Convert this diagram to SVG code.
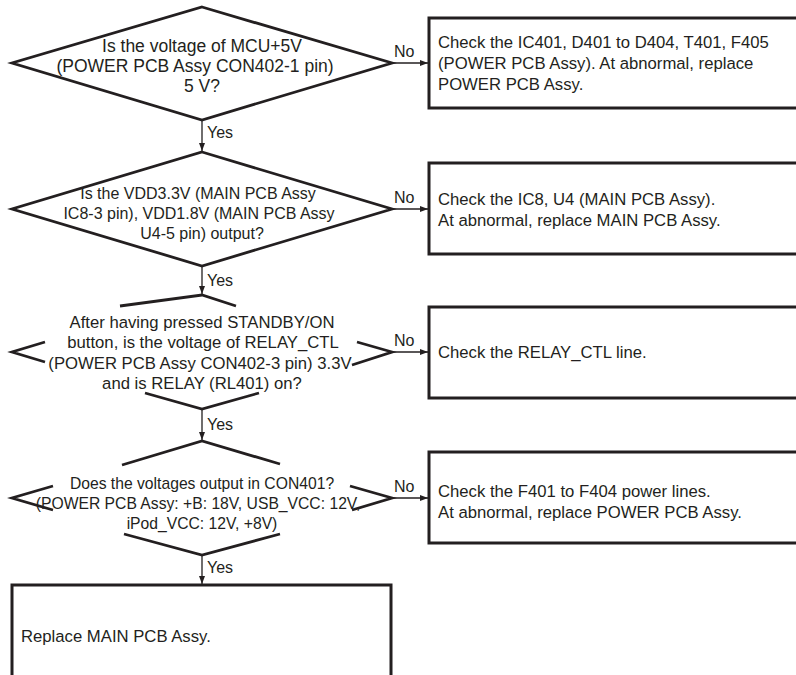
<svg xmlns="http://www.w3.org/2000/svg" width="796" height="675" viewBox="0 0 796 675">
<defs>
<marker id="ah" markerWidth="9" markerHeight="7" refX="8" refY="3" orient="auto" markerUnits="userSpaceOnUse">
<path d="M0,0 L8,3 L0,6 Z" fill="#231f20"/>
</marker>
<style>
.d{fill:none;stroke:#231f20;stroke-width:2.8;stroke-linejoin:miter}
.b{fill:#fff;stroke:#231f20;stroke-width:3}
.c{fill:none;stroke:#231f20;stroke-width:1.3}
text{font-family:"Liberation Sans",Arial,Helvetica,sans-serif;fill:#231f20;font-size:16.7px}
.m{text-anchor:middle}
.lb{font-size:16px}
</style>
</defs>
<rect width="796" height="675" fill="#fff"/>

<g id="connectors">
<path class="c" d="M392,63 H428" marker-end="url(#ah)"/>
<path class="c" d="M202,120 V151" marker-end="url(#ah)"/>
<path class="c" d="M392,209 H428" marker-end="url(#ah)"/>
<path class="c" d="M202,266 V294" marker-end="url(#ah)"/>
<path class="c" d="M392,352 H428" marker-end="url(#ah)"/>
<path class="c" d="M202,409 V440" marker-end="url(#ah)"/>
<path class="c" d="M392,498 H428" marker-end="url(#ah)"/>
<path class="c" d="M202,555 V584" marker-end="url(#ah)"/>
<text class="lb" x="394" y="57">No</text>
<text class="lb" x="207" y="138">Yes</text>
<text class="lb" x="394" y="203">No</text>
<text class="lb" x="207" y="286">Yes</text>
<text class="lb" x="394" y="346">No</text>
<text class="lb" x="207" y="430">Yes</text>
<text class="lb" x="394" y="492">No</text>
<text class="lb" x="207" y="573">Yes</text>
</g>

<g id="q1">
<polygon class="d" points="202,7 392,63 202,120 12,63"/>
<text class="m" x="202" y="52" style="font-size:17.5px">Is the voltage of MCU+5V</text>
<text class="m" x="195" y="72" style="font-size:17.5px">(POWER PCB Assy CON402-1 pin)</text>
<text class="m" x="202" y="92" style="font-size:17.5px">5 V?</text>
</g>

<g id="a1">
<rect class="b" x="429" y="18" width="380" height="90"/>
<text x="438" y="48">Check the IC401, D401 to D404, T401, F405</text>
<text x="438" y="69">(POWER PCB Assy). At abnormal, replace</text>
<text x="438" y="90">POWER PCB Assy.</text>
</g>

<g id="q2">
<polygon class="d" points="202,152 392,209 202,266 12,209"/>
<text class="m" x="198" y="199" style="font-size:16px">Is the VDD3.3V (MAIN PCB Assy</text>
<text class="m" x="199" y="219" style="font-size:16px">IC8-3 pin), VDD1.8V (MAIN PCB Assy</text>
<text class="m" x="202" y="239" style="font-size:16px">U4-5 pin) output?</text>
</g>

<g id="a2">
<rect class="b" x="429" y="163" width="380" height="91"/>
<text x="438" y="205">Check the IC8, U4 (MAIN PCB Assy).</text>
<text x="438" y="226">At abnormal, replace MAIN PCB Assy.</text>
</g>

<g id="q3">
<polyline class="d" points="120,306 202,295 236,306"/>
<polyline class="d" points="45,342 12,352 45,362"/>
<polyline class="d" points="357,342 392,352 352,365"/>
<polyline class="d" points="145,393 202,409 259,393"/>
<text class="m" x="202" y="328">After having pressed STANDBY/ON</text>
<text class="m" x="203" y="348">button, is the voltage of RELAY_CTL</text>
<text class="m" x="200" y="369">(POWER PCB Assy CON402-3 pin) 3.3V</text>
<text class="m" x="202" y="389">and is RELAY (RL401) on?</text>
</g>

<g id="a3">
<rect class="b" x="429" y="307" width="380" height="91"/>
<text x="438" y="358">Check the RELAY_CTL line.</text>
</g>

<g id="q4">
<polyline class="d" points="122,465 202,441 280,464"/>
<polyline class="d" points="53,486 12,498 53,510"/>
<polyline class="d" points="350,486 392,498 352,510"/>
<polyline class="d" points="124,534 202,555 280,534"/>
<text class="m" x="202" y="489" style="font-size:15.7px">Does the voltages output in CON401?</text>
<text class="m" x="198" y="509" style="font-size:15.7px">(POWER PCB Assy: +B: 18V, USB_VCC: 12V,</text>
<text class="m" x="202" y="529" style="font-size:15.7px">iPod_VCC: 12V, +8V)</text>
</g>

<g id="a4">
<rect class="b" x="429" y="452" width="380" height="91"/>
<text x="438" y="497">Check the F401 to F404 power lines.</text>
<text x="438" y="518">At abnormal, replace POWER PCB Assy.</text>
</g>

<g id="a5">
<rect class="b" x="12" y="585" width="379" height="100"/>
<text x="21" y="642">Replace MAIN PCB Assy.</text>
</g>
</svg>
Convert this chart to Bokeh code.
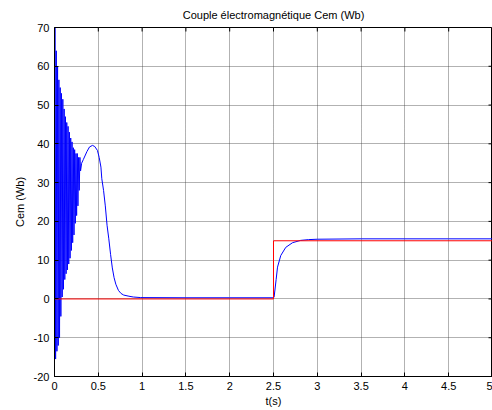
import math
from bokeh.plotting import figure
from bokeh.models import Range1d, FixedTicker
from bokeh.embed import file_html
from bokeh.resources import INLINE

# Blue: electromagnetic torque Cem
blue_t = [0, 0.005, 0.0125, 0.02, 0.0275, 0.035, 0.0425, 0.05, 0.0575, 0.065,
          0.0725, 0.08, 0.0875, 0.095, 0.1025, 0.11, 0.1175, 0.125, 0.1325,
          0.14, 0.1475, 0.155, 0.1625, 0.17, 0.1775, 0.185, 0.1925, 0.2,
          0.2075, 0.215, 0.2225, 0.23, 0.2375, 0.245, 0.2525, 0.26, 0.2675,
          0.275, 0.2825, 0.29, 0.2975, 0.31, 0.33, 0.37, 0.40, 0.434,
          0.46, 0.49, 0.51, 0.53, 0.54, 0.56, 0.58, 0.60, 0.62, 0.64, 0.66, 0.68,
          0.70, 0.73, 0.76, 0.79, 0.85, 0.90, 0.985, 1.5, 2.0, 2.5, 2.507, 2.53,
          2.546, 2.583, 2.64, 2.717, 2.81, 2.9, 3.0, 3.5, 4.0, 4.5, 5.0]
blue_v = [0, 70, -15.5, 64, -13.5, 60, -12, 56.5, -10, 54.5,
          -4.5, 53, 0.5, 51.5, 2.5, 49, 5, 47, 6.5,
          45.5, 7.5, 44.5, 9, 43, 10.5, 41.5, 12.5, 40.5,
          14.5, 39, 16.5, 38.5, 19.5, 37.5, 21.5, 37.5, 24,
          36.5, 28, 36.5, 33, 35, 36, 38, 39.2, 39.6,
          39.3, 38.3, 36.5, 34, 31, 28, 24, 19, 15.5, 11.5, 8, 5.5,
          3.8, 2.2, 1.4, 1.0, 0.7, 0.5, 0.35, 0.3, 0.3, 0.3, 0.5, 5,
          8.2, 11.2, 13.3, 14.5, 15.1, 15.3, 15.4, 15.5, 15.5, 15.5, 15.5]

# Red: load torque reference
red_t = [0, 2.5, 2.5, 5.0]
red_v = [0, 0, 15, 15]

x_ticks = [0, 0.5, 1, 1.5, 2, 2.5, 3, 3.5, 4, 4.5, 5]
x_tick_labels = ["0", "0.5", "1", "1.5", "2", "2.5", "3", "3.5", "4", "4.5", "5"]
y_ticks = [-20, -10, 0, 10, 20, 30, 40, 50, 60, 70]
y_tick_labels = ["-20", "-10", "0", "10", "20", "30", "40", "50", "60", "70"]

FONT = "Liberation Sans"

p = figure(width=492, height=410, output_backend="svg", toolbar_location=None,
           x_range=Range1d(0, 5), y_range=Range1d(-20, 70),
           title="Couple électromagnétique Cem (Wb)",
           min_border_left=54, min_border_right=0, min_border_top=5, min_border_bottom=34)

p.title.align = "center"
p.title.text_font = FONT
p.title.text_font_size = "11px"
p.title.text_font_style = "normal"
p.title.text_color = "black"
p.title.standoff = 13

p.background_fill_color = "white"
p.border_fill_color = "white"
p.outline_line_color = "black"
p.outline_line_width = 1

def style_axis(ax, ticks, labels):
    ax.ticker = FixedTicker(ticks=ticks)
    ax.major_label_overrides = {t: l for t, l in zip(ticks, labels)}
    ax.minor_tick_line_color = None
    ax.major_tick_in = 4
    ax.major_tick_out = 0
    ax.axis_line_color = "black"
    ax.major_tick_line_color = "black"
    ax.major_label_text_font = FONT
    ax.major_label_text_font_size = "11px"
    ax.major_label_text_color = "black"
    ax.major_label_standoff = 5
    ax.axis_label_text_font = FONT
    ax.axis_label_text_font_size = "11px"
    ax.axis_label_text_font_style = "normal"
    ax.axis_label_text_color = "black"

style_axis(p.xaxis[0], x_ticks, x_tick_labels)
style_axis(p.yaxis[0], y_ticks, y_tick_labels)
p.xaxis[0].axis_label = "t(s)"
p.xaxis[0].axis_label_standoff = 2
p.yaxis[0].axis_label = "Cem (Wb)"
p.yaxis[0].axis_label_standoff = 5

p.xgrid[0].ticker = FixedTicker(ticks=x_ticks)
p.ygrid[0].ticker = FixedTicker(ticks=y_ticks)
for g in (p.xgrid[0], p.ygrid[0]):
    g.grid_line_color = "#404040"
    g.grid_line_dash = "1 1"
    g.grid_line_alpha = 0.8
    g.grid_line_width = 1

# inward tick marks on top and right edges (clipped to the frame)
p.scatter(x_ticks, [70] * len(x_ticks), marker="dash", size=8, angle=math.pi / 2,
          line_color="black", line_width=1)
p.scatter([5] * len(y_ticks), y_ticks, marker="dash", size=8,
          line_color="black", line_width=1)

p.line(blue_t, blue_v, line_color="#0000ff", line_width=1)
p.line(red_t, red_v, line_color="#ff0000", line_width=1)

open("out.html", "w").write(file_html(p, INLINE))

++++++++

Stated goal:
Transcribe, exactly as written, the lines starting at the one with "Convert this chart to Bokeh code." and ending at the one with "from bokeh.resources import INLINE", and nothing more. Pictures are not part of the copy.

Complete response:
Convert this chart to Bokeh code.
import math
from bokeh.plotting import figure
from bokeh.models import Range1d, FixedTicker
from bokeh.embed import file_html
from bokeh.resources import INLINE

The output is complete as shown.